In the case of TWA Flight 800, Shanahan was on the trail of a bomb. He was analyzing the victims’ injuries for evidence of an explosion in the cabin. If he found it, he would then try to pinpoint where on the plane the bomb had been. He takes a thick folder from a file cabinet drawer and pulls out his team’s report. Here is the chaos and gore of a major passenger airline crash quantified and outlined, with figures and charts and bar graphs, transformed from horror into something that can be discussed over coffee in a National Transportation Safety Board morning meeting. “4.19: Injury Predominance Right vs. Left with Floating Victims,” “4.28: Mid-Shaft Femur Fractures and Forward Horizontal Seat Frame Damage.” I ask Shanahan whether the statistics and the dispassionate prose helped him maintain what I imagine to be a necessary emotional remove from the human tragedy behind the inquiry.

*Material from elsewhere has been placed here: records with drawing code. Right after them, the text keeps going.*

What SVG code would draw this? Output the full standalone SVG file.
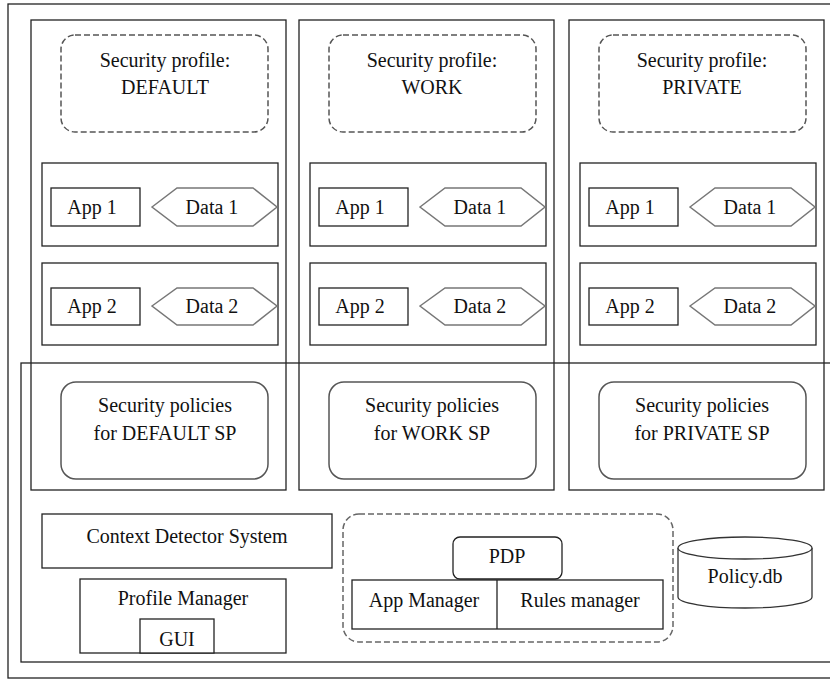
<svg xmlns="http://www.w3.org/2000/svg" width="830" height="679" viewBox="0 0 830 679">
  <style>
    text { font-size: 20px; fill: #111; text-anchor: middle; }
    .frame { fill: none; stroke: #222; stroke-width: 1.3; }
    .box { fill: #fff; stroke: #222; stroke-width: 1.3; }
    .profile { fill: #fff; stroke: #555; stroke-width: 1.5; stroke-dasharray: 6 3; }
    .policy { fill: #fff; stroke: #555; stroke-width: 1.5; }
    .data { fill: #fff; stroke: #777; stroke-width: 1.5; }
    .group { fill: none; stroke: #666; stroke-width: 1.5; stroke-dasharray: 6 3; }
  </style>
  <defs>
    <!-- one security-profile column, origin at its top-left corner -->
    <g id="column-shapes">
      <rect class="frame" x="0" y="0" width="255" height="470"/>
      <rect class="profile" x="30" y="15" width="207" height="97" rx="14"/>
      <rect class="box" x="11" y="143" width="236" height="83"/>
      <rect class="box" x="20" y="168" width="89" height="38"/>
      <polygon class="data" points="121,187 146,168 222,168 246,187 222,206 146,206"/>
      <text x="61" y="194" style="font-family:'Liberation Serif',serif">App 1</text>
      <text x="181" y="194" style="font-family:'Liberation Serif',serif">Data 1</text>
      <rect class="box" x="11" y="243" width="236" height="82"/>
      <rect class="box" x="20" y="268" width="89" height="37"/>
      <polygon class="data" points="121,286 146,268 222,268 246,286 222,305 146,305"/>
      <text x="61" y="293" style="font-family:'Liberation Serif',serif">App 2</text>
      <text x="181" y="293" style="font-family:'Liberation Serif',serif">Data 2</text>
    </g>
  </defs>

  <rect width="830" height="679" fill="#fff"/>

  <!-- outer device frame and lower platform frame (run off the right edge) -->
  <rect class="frame" x="8" y="4" width="830" height="674"/>
  <rect class="frame" x="21" y="363" width="820" height="299"/>

  <g id="sp-default">
    <use href="#column-shapes" x="31" y="20"/>
    <text x="165" y="67" style="font-family:'Liberation Serif',serif">Security profile:</text>
    <text x="165" y="94" style="font-family:'Liberation Serif',serif">DEFAULT</text>
    <rect class="policy" x="61" y="382" width="207" height="97" rx="15"/>
    <text x="165" y="412" style="font-family:'Liberation Serif',serif">Security policies</text>
    <text x="165" y="440" style="font-family:'Liberation Serif',serif">for DEFAULT SP</text>
  </g>

  <g id="sp-work">
    <use href="#column-shapes" x="299" y="20"/>
    <text x="432" y="67" style="font-family:'Liberation Serif',serif">Security profile:</text>
    <text x="432" y="94" style="font-family:'Liberation Serif',serif">WORK</text>
    <rect class="policy" x="329" y="382" width="207" height="97" rx="15"/>
    <text x="432" y="412" style="font-family:'Liberation Serif',serif">Security policies</text>
    <text x="432" y="440" style="font-family:'Liberation Serif',serif">for WORK SP</text>
  </g>

  <g id="sp-private">
    <use href="#column-shapes" x="569" y="20"/>
    <text x="702" y="67" style="font-family:'Liberation Serif',serif">Security profile:</text>
    <text x="702" y="94" style="font-family:'Liberation Serif',serif">PRIVATE</text>
    <rect class="policy" x="599" y="382" width="207" height="97" rx="15"/>
    <text x="702" y="412" style="font-family:'Liberation Serif',serif">Security policies</text>
    <text x="702" y="440" style="font-family:'Liberation Serif',serif">for PRIVATE SP</text>
  </g>

  <g id="context-detector">
    <rect class="box" x="42" y="514" width="290" height="54"/>
    <text x="187" y="543" style="font-family:'Liberation Serif',serif">Context Detector System</text>
  </g>

  <g id="profile-manager">
    <rect class="box" x="80" y="579" width="206" height="74"/>
    <text x="183" y="605" style="font-family:'Liberation Serif',serif">Profile Manager</text>
    <rect class="box" x="140" y="619" width="74" height="34"/>
    <text x="177" y="646" style="font-family:'Liberation Serif',serif">GUI</text>
  </g>

  <g id="pdp-group">
    <rect class="group" x="343" y="514" width="330" height="128" rx="16"/>
    <rect class="box" x="453" y="537" width="109" height="42" rx="7"/>
    <text x="507" y="563" style="font-family:'Liberation Serif',serif">PDP</text>
    <rect class="box" x="352" y="580" width="311" height="49"/>
    <line x1="497" y1="580" x2="497" y2="629" stroke="#222" stroke-width="1.3"/>
    <text x="424" y="607" style="font-family:'Liberation Serif',serif">App Manager</text>
    <text x="580" y="607" style="font-family:'Liberation Serif',serif">Rules manager</text>
  </g>

  <g id="policy-db">
    <path d="M678,548 L678,597 A67,11 0 0 0 812,597 L812,548" fill="#fff" stroke="#333" stroke-width="1.3"/>
    <ellipse cx="745" cy="548" rx="67" ry="11" fill="#fff" stroke="#333" stroke-width="1.3"/>
    <text x="745" y="583" style="font-family:'Liberation Serif',serif">Policy.db</text>
  </g>

  <g id="connectors"></g>
</svg>
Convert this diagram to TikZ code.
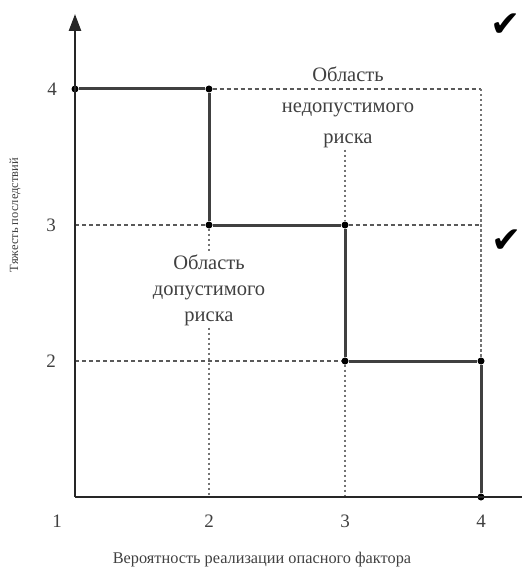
\documentclass[tikz,border=0pt]{standalone}
\usepackage{fontspec}
\setmainfont{Liberation Serif}
\newfontfamily\symfont{DejaVu Sans}
\usetikzlibrary{arrows.meta}
\begin{document}
\begin{tikzpicture}[x=1pt,y=-1pt,
  axisline/.style={line width=2.5pt,black!85},
  stepline/.style={line width=3pt,black!75},
  hdash/.style={line width=1.5pt,black!65,dash pattern=on 4pt off 3pt},
  vdash/.style={line width=1.4pt,black!55,dash pattern=on 2.5pt off 2.5pt},
  dotc/.style={circle,fill=black,inner sep=0pt,minimum size=7pt},
  tick/.style={font=\fontsize{19}{21}\selectfont,text=black!75},
  area/.style={align=center,text=black!75,inner sep=2pt},
  chk/.style={font=\symfont\fontsize{36}{36}\selectfont}]
\useasboundingbox (0,0) rectangle (522,569);
% coordinates
\coordinate (O) at (75,497);
\coordinate (ytop) at (75,14);
\coordinate (xend) at (522,497);
\coordinate (a44) at (481,89);
\coordinate (a13) at (75,225);
\coordinate (a43) at (481,225);
\coordinate (a12) at (75,361);
\coordinate (a23b) at (209,497);
\coordinate (a33b) at (345,497);
% dots
\node[dotc] (p1) at (75,89) {};
\node[dotc] (p2) at (209,89) {};
\node[dotc] (p3) at (209,225) {};
\node[dotc] (p4) at (345,225) {};
\node[dotc] (p5) at (345,361) {};
\node[dotc] (p6) at (481,361) {};
\node[dotc] (p7) at (481,497) {};
% area labels
\node[area,font=\fontsize{20.5}{31}\selectfont] (up) at (348,107) {Область\\недопустимого\\риска};
\node[area,font=\fontsize{20.5}{26}\selectfont] (low) at (209,290) {Область\\допустимого\\риска};
% dashed grid
\draw[hdash] (p2) -- (a44);
\draw[vdash] (a44) -- (p6);
\draw[hdash] (a13) -- (p3);
\draw[hdash] (p4) -- (a43);
\draw[hdash] (a12) -- (p5);
\draw[vdash] (p3) -- (low.north);
\draw[vdash] (low.south) -- (a23b);
\draw[vdash] (up.south -| p4) -- (p4);
\draw[vdash] (p5) -- (a33b);
% axes
\draw[axisline] (O) -- (xend);
\draw[axisline,-{Triangle[length=17pt,width=12pt]}] (O) -- (ytop);
% step line
\draw[stepline] (p1) -- (p2) -- (p3) -- (p4) -- (p5) -- (p6) -- (p7);
% ticks
\node[tick] (x1) at (57,521) {1};
\node[tick] (x2) at (209,521) {2};
\node[tick] (x3) at (345,521) {3};
\node[tick] (x4) at (481,521) {4};
\node[tick] (y4) at (52,89) {4};
\node[tick] (y3) at (51,225) {3};
\node[tick] (y2) at (51,361) {2};
% axis titles
\node[font=\fontsize{16.3}{18}\selectfont,text=black!75] (xt) at (262,560) {Вероятность реализации опасного фактора};
\node[font=\fontsize{12.5}{14}\selectfont,text=black!75,rotate=90] (yt) at (15,215) {Тяжесть последствий};
% checks
\node[chk] (c1) at (506,25) {✔};
\node[chk] (c2) at (507,241) {✔};
\end{tikzpicture}
\end{document}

He looks down at his hands, which rest, fingers interlinked, on the Flight 800 folder.
“Maureen will tell you I coped variably with Flight 800. It was emotionally very traumatic, particularly with the number of teenagers on board. A high school French club going to Paris. Young couples. We were all pretty grim.” Shanahan says this isn’t typical of the mood behind the scenes at a crash site. “You want a very superficial involvement, so jokes and lightheartedness tend to be fairly common. Not this time.”
For Shanahan, the hardest thing about Flight 800 was that most of the bodies were relatively whole. “Intactness bothers me much more than the lack of it,” he says. The sorts of things most of us can’t imagine seeing or coping with—severed hands, legs, scraps of flesh—Shanahan is more comfortable with. “That way, it’s just tissue. You can put yourself in that frame of mind and get on with your job.” It’s gory, but not sad. Gore you get used to. Shattered lives you don’t. Shanahan does what the pathologists do. “They focus on the parts, not the person. During the autopsy, they’ll be describing the eyes, then the mouth. You don’t stand back and say, ‘This is a person who is the father of four.’ It’s the only way you can emotionally survive.”
Ironically, intactness is one of the most useful clues in determining whether a bomb has gone off. We are on page 16 of the report, Heading 4.7: Body Fragmentation. “People very close to an explosion come apart,” Shanahan says to me quietly. Dennis has a way of talking about these things that seems neither patronizingly euphemistic nor offensively graphic. Had there been a bomb in the cabin of Flight 800, Shanahan would have found a cluster of “highly fragmented bodies” corresponding to the seats nearest the explosion. In fact, most of the bodies were primarily intact, a fact quickly gleaned by noting their body fragmentation code. To simplify the work of people like Shanahan who must analyze large numbers of reports, medical examiners often use color codes. On Flight 800, for instance, people ended up either Green (body intact), Yellow (crushed head or the loss of one extremity), Blue (loss of 2 extremities with or without crushed head), or Red (loss of 3 or more extremities or complete transection of body).